# [Source data]
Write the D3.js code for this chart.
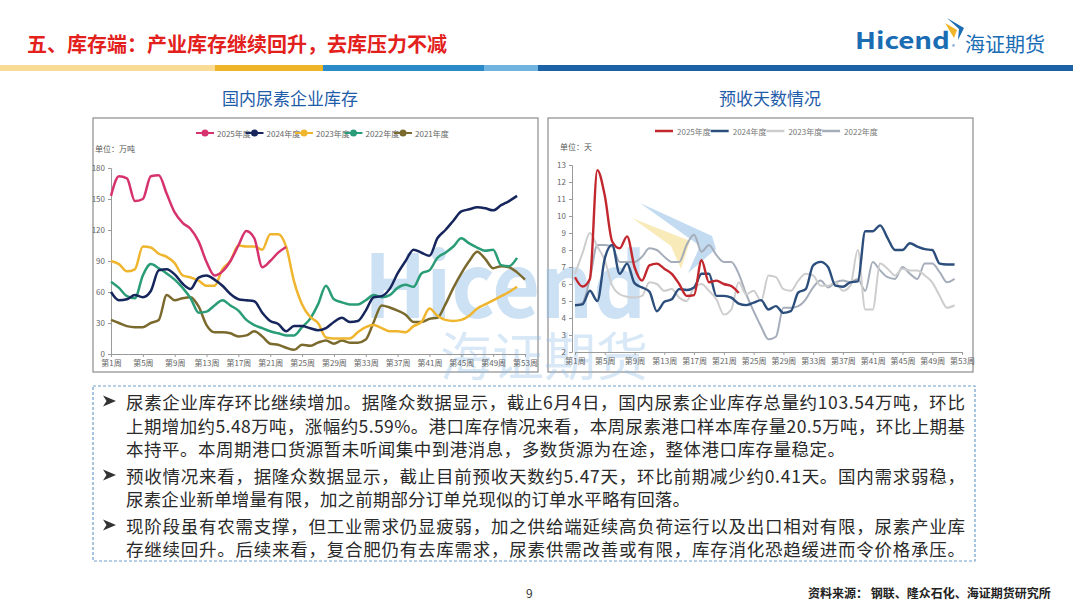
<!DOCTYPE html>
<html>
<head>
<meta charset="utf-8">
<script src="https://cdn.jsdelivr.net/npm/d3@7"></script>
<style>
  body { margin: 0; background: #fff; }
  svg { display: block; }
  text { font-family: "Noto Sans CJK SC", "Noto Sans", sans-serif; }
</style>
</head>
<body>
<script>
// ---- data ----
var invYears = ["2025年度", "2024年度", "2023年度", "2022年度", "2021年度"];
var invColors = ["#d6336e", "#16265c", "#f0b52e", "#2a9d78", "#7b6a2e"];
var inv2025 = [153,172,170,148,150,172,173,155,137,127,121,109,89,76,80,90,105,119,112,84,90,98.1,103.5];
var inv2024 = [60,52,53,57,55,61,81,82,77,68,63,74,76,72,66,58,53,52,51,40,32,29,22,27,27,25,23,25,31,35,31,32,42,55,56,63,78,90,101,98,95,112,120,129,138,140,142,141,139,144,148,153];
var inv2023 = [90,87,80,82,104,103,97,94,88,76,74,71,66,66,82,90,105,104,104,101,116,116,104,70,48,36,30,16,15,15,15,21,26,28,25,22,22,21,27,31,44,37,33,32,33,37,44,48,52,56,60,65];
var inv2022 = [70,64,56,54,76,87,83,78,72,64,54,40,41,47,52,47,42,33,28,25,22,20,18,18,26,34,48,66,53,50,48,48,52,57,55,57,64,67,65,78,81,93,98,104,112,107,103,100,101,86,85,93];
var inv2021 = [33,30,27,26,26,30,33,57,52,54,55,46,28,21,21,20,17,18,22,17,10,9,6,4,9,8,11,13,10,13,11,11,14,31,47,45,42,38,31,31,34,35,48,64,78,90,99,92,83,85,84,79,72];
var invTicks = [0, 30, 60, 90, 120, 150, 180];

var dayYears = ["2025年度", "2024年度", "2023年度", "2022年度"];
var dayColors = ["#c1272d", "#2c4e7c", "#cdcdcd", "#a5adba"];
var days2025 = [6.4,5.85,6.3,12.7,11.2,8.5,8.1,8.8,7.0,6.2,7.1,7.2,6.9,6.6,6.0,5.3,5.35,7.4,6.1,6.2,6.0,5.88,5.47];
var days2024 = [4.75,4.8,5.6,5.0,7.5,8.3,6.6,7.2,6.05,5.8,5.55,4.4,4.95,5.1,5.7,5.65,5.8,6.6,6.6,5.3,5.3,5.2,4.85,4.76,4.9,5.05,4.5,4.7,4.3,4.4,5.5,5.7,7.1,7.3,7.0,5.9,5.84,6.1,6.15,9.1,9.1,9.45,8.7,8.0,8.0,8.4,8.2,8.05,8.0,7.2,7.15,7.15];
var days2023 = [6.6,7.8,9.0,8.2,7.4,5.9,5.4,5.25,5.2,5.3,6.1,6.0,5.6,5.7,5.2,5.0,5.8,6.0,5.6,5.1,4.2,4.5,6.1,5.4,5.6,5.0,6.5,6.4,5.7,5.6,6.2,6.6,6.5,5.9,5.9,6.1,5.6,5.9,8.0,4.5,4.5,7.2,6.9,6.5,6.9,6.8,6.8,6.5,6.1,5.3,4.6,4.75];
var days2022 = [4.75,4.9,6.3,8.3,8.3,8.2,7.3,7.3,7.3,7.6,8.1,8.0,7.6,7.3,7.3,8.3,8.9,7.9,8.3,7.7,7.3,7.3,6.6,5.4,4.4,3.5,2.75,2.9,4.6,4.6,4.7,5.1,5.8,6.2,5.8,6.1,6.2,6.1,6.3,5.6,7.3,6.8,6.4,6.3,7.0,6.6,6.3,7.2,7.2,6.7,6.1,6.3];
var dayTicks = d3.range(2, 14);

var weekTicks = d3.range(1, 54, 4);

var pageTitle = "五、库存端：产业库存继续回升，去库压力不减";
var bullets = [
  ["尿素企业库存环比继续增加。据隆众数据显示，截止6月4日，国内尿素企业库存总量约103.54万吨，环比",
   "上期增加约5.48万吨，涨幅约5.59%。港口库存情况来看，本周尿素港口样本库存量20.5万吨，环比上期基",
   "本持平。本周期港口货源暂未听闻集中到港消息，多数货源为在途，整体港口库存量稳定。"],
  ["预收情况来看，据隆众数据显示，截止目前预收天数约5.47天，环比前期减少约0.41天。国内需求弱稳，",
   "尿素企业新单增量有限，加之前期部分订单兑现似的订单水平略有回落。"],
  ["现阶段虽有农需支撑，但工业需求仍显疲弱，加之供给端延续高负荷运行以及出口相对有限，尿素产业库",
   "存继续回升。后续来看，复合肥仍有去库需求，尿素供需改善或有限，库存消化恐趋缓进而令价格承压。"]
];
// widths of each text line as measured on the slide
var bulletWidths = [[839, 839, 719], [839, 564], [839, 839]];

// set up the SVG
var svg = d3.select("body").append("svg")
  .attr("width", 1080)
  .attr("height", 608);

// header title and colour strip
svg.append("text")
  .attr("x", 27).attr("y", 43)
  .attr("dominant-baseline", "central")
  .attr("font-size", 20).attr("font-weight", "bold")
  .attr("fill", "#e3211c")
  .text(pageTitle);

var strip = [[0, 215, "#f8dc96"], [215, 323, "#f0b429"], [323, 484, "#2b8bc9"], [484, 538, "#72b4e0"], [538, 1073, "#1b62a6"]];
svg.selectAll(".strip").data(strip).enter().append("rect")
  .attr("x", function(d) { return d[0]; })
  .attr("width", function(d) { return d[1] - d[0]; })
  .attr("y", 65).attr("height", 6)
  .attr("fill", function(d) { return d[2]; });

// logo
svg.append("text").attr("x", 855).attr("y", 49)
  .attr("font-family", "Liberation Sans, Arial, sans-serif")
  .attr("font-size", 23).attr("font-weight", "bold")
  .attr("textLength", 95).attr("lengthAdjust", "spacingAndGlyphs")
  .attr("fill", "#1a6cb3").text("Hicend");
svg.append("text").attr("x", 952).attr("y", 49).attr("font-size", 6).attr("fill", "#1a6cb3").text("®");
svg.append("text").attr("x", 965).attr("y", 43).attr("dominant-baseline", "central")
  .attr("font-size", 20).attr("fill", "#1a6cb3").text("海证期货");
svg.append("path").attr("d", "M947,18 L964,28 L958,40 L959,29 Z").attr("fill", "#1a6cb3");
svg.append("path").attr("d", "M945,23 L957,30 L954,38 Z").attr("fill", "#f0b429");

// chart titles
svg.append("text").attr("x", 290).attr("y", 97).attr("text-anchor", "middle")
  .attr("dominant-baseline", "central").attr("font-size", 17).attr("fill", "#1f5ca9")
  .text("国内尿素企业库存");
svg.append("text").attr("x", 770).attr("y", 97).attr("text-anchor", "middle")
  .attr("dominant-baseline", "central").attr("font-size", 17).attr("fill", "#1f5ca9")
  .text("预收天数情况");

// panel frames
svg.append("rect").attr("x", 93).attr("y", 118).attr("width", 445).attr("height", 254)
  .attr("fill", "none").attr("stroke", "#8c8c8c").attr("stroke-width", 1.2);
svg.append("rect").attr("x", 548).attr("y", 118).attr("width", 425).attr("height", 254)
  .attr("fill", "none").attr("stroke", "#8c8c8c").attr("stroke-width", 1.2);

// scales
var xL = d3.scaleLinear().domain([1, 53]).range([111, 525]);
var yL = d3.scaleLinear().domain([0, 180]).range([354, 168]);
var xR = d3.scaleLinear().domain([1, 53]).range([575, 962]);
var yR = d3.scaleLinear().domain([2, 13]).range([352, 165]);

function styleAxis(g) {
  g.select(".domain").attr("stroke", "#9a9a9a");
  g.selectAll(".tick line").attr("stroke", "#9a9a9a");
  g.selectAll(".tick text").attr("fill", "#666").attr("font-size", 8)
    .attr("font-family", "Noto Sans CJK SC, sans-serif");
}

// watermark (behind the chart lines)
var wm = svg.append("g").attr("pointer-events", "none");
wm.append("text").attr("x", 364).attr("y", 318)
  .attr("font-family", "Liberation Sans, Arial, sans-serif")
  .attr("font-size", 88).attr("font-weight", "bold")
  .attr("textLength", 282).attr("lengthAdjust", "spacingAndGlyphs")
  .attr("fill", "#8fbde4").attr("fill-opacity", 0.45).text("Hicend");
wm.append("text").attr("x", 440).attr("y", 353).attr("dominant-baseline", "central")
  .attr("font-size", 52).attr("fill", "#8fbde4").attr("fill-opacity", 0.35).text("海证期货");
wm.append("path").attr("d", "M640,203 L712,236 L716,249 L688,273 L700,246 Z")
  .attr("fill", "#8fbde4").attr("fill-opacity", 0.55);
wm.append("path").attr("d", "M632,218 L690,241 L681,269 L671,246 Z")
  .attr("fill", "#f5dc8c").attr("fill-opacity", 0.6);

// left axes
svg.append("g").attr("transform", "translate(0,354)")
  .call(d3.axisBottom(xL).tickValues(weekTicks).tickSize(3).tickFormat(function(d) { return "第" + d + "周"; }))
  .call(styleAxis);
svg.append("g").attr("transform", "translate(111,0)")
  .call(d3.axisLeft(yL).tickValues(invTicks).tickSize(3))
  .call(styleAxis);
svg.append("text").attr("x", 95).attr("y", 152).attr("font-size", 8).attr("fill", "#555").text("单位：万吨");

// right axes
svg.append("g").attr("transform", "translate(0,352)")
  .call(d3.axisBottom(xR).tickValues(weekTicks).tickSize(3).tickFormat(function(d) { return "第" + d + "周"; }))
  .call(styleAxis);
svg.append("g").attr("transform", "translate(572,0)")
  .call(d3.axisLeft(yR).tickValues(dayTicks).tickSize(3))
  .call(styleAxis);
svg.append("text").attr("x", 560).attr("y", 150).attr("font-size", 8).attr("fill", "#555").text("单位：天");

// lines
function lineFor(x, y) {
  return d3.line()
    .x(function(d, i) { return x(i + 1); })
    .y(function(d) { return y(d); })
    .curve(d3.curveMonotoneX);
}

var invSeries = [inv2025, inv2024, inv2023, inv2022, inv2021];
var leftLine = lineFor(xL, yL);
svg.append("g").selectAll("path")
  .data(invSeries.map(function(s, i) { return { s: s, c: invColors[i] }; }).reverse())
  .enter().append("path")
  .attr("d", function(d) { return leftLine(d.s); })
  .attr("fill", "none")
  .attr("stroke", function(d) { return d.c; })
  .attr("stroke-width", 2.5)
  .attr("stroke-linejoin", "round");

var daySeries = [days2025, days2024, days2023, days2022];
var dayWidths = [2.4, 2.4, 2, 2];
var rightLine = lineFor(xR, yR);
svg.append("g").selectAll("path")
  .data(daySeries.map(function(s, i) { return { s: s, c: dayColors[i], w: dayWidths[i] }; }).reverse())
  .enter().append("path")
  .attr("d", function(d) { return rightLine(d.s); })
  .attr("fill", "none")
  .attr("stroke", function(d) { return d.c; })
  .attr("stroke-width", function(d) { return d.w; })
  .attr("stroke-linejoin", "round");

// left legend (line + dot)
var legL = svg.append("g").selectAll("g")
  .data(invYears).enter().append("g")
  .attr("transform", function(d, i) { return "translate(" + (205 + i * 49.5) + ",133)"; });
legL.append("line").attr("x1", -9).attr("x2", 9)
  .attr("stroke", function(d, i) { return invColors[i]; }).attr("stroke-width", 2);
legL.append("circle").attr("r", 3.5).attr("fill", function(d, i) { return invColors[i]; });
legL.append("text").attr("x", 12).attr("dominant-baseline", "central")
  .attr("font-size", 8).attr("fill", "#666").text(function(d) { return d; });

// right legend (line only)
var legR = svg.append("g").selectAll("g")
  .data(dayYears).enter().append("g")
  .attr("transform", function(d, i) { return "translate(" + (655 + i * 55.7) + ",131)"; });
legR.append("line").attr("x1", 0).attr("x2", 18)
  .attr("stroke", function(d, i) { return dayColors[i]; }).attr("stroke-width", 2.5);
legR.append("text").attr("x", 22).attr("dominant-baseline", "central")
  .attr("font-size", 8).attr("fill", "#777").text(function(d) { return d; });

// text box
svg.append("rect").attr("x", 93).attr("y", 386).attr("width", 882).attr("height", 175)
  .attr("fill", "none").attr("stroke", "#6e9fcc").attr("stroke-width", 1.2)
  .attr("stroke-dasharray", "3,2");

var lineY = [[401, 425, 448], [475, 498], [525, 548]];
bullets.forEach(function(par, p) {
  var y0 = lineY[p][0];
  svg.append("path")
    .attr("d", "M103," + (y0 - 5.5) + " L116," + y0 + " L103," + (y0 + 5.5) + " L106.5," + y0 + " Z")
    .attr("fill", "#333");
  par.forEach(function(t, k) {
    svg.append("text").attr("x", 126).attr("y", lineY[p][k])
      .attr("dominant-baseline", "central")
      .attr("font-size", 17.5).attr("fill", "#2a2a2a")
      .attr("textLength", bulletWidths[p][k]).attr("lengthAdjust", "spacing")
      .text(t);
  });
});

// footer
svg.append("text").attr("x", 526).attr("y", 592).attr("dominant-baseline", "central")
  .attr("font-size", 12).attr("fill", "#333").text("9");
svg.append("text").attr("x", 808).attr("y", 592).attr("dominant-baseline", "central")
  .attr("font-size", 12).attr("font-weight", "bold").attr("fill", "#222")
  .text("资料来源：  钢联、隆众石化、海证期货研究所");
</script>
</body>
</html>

# [What you are asked to do]
Return all lines containing "chart".

# [Full answer]
Write the D3.js code for this chart.
// chart titles
// watermark (behind the chart lines)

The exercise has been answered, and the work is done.